• Aim: Copy the data that follows, character for character, minus the pictures.

• Information shown:

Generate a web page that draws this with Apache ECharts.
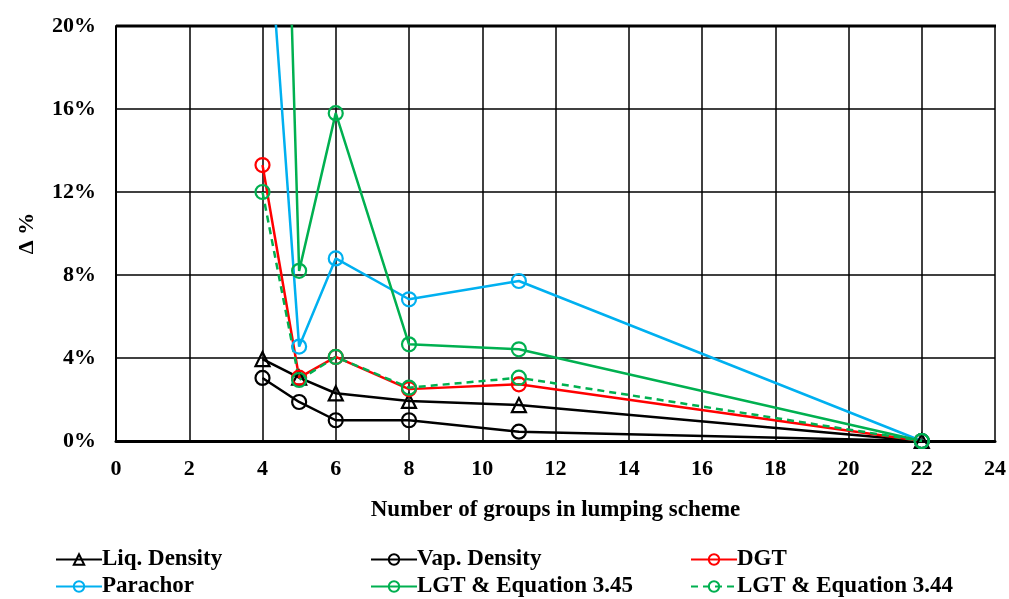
<!DOCTYPE html>
<html><head><meta charset="utf-8">
<script src="https://cdn.jsdelivr.net/npm/echarts@6/dist/echarts.min.js"></script>
<style>html,body{margin:0;padding:0;background:#fff}#c{width:1009px;height:599px}</style>
</head><body><div id="c"></div>
<script>
const groups = [4, 5, 6, 8, 11, 22];
const liqDensity = [3.95, 3.05, 2.3, 1.93, 1.73, 0];
const vapDensity = [3.04, 1.88, 1.0, 1.0, 0.45, 0];
const dgt = [13.3, 3.05, 4.05, 2.5, 2.73, 0];
const parachor = [29.0, 4.55, 8.8, 6.83, 7.71, 0];
const lgt345 = [68.0, 8.2, 15.8, 4.66, 4.42, 0];
const lgt344 = [12.0, 2.94, 4.05, 2.57, 3.05, 0];
const xTicks = [0, 24, 2];
const yTicks = [0, 20, 4];

const font = '"Liberation Serif", "Times New Roman", serif';
function mk(name, vals, color, symbol, dashed) {
  return {
    name, type: 'line', data: groups.map((g, i) => [g, vals[i]]),
    symbol, symbolSize: symbol === 'triangle' ? 14 : 14,
    showSymbol: true, clip: true,
    lineStyle: { color, width: 2.5, type: dashed ? [7, 5] : 'solid' },
    itemStyle: { color: 'rgba(255,255,255,0)', borderColor: color, borderWidth: 2.2 },
    emphasis: { disabled: true }, animation: false
  };
}
const series = [
  mk('Liq. Density', liqDensity, '#000000', 'triangle'),
  mk('Vap. Density', vapDensity, '#000000', 'circle'),
  mk('DGT', dgt, '#FF0000', 'circle'),
  mk('Parachor', parachor, '#00B0F0', 'circle'),
  mk('LGT & Equation 3.45', lgt345, '#00B050', 'circle'),
  mk('LGT & Equation 3.44', lgt344, '#00B050', 'circle', true)
];
const legendPos = [
  ['Liq. Density', 55, 548], ['Vap. Density', 370, 548], ['DGT', 690, 548],
  ['Parachor', 55, 575], ['LGT & Equation 3.45', 370, 575], ['LGT & Equation 3.44', 690, 575]
];
const legends = legendPos.map(([n, l, t]) => ({
  left: l, top: t, padding: 0, itemWidth: 46, itemHeight: 13, itemGap: 0,
  textStyle: { fontFamily: font, fontWeight: 'bold', fontSize: 23, color: '#000', padding: [0, 0, 0, -5] },
  selectedMode: false, data: [n]
}));
const chart = echarts.init(document.getElementById('c'), null, { renderer: 'canvas' });
chart.setOption({
  animation: false,
  grid: { left: 116, right: 13, top: 26, bottom: 158, show: false },
  xAxis: {
    type: 'value', min: xTicks[0], max: xTicks[1], interval: xTicks[2],
    name: 'Number of groups in lumping scheme', nameLocation: 'middle', nameGap: 58,
    nameTextStyle: { fontFamily: font, fontWeight: 'bold', fontSize: 23, color: '#000' },
    axisLine: { show: true, lineStyle: { color: '#000', width: 3 } },
    axisTick: { show: false },
    axisLabel: { fontFamily: font, fontWeight: 'bold', fontSize: 22, color: '#000', margin: 17 },
    splitLine: { show: true, lineStyle: { color: '#000', width: 1.5 } }
  },
  yAxis: {
    type: 'value', min: yTicks[0], max: yTicks[1], interval: yTicks[2],
    name: 'Δ %', nameLocation: 'middle', nameGap: 78, nameRotate: 90,
    nameTextStyle: { fontFamily: font, fontWeight: 'bold', fontSize: 22, color: '#000' },
    axisLine: { show: true, lineStyle: { color: '#000', width: 2 } },
    axisTick: { show: false },
    axisLabel: { fontFamily: font, fontWeight: 'bold', fontSize: 22, color: '#000', margin: 20, formatter: '{value}%' },
    splitLine: { show: true, lineStyle: { color: '#000', width: 1.5 } }
  },
  legend: legends,
  graphic: [{ type: 'line', shape: { x1: 116, y1: 26, x2: 996, y2: 26 }, style: { stroke: '#000', lineWidth: 3 } }],
  series
});
</script></body></html>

• Response to this exercise:
Generate a web page that draws this with Apache ECharts.
<!DOCTYPE html>
<html><head><meta charset="utf-8">
<script src="https://cdn.jsdelivr.net/npm/echarts@6/dist/echarts.min.js"></script>
<style>html,body{margin:0;padding:0;background:#fff}#c{width:1009px;height:599px}</style>
</head><body><div id="c"></div>
<script>
const groups = [4, 5, 6, 8, 11, 22];
const liqDensity = [3.95, 3.05, 2.3, 1.93, 1.73, 0];
const vapDensity = [3.04, 1.88, 1.0, 1.0, 0.45, 0];
const dgt = [13.3, 3.05, 4.05, 2.5, 2.73, 0];
const parachor = [29.0, 4.55, 8.8, 6.83, 7.71, 0];
const lgt345 = [68.0, 8.2, 15.8, 4.66, 4.42, 0];
const lgt344 = [12.0, 2.94, 4.05, 2.57, 3.05, 0];
const xTicks = [0, 24, 2];
const yTicks = [0, 20, 4];

const font = '"Liberation Serif", "Times New Roman", serif';
function mk(name, vals, color, symbol, dashed) {
  return {
    name, type: 'line', data: groups.map((g, i) => [g, vals[i]]),
    symbol, symbolSize: symbol === 'triangle' ? 14 : 14,
    showSymbol: true, clip: true,
    lineStyle: { color, width: 2.5, type: dashed ? [7, 5] : 'solid' },
    itemStyle: { color: 'rgba(255,255,255,0)', borderColor: color, borderWidth: 2.2 },
    emphasis: { disabled: true }, animation: false
  };
}
const series = [
  mk('Liq. Density', liqDensity, '#000000', 'triangle'),
  mk('Vap. Density', vapDensity, '#000000', 'circle'),
  mk('DGT', dgt, '#FF0000', 'circle'),
  mk('Parachor', parachor, '#00B0F0', 'circle'),
  mk('LGT & Equation 3.45', lgt345, '#00B050', 'circle'),
  mk('LGT & Equation 3.44', lgt344, '#00B050', 'circle', true)
];
const legendPos = [
  ['Liq. Density', 55, 548], ['Vap. Density', 370, 548], ['DGT', 690, 548],
  ['Parachor', 55, 575], ['LGT & Equation 3.45', 370, 575], ['LGT & Equation 3.44', 690, 575]
];
const legends = legendPos.map(([n, l, t]) => ({
  left: l, top: t, padding: 0, itemWidth: 46, itemHeight: 13, itemGap: 0,
  textStyle: { fontFamily: font, fontWeight: 'bold', fontSize: 23, color: '#000', padding: [0, 0, 0, -5] },
  selectedMode: false, data: [n]
}));
const chart = echarts.init(document.getElementById('c'), null, { renderer: 'canvas' });
chart.setOption({
  animation: false,
  grid: { left: 116, right: 13, top: 26, bottom: 158, show: false },
  xAxis: {
    type: 'value', min: xTicks[0], max: xTicks[1], interval: xTicks[2],
    name: 'Number of groups in lumping scheme', nameLocation: 'middle', nameGap: 58,
    nameTextStyle: { fontFamily: font, fontWeight: 'bold', fontSize: 23, color: '#000' },
    axisLine: { show: true, lineStyle: { color: '#000', width: 3 } },
    axisTick: { show: false },
    axisLabel: { fontFamily: font, fontWeight: 'bold', fontSize: 22, color: '#000', margin: 17 },
    splitLine: { show: true, lineStyle: { color: '#000', width: 1.5 } }
  },
  yAxis: {
    type: 'value', min: yTicks[0], max: yTicks[1], interval: yTicks[2],
    name: 'Δ %', nameLocation: 'middle', nameGap: 78, nameRotate: 90,
    nameTextStyle: { fontFamily: font, fontWeight: 'bold', fontSize: 22, color: '#000' },
    axisLine: { show: true, lineStyle: { color: '#000', width: 2 } },
    axisTick: { show: false },
    axisLabel: { fontFamily: font, fontWeight: 'bold', fontSize: 22, color: '#000', margin: 20, formatter: '{value}%' },
    splitLine: { show: true, lineStyle: { color: '#000', width: 1.5 } }
  },
  legend: legends,
  graphic: [{ type: 'line', shape: { x1: 116, y1: 26, x2: 996, y2: 26 }, style: { stroke: '#000', lineWidth: 3 } }],
  series
});
</script></body></html>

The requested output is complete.